In M/s Skipper Beverages P. Ltd v. State 2001 IV AD (Delhi) 625=2001 (3) RCR (Criminal) 514, our Hon'ble High Court has observed that powers under Section 156 CrPC are to be exercised judiciously and that where 5 allegations are not serious and complainant himself is in possession of evidence to prove allegations, there is no need to exercise these powers.
So far as registration of FIR on complaints to the police is concerned, directions have been issued by Hon'ble Apex Court in Lalita Kumari's case (supra) as to recording of FIR and as to where the preliminary inquiry is or is not required.
In the course of arguments, when it has been pointed out by learned counsel for respondents no.2 to 4 that as a result of arbitration proceedings award came to be passed in favour of the company; that the award for upheld by the NSC and thereafter by the court of learned Addl. District Judge. Learned counsel for petitioners submits that during pendency of arbitration proceedings no such averments, as put forth in the complaint, were put forth but it is not being disputed that matter on civil side is coming up before Hon'ble High Court for hearing.

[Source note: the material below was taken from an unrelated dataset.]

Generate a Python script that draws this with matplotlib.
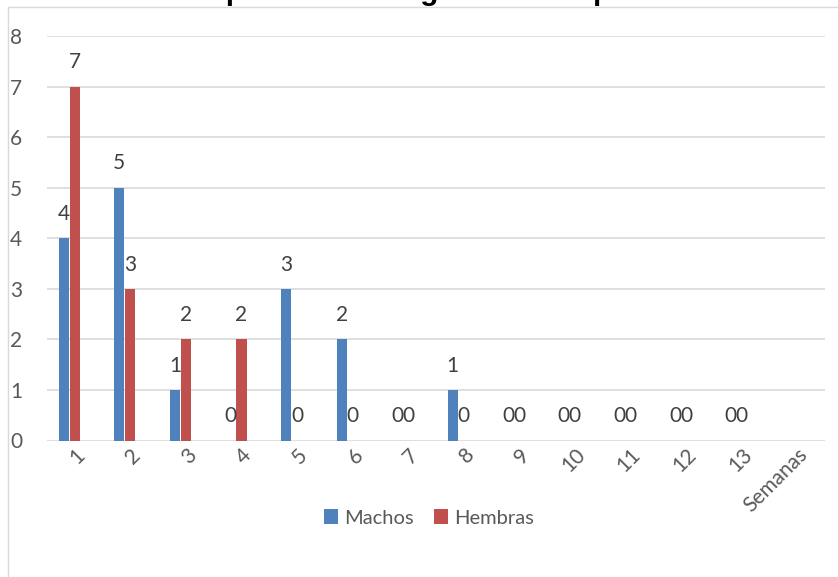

As regards allegation of creation of email IDs in the name of the complainants, complainants can easily summon service providers with requisite record so as to find out as to when the same were created and what was the IP address of the concerned computer. So far as the allegation of commencement of trading by respondent no.2 company, when even not consented to the complainants, during the period from 04.08.09 to 02.09.09 complainant can lead evidence before the trial court on the basis of material 6 already made available to them during arbitration proceedings, or by summoning the requisite record from respondent no.2 company. Similarly complainant can lead evidence before the Trial Court as to the transactions / trading by respondent no.2 without their consent. For production of any document or thing necessary for inquiry, Learned Trial Magistrate can also be requested to exercise powers U/s 91 Cr.P.C. whenever so required. Furthermore, if learned Metropolitan Magistrate, after closing of the evidence by the complainant, deems it appropriate to order inquiry / investigation U/s 202 Cr.P.C., the court shall be at liberty to exercise the same, as already finds observed in the impugned order itself.
Having regard to the facts & circumstances and the above discussion, this court finds that the impugned order does not suffer from any illegality or irregularity as regards dismissal of the application U/s 156(3) Cr.P.C. is concerned. Therefore, this revision petition is dismissed.
Trial Court record be returned. Complainants to appear before Trial Court on 11.03.2014. File of revision petition be consigned to Record Room.
Announced in Open Court
on 05.03.2014 (Narinder Kumar )
Additional Sessions Judge(Central)/Delhi.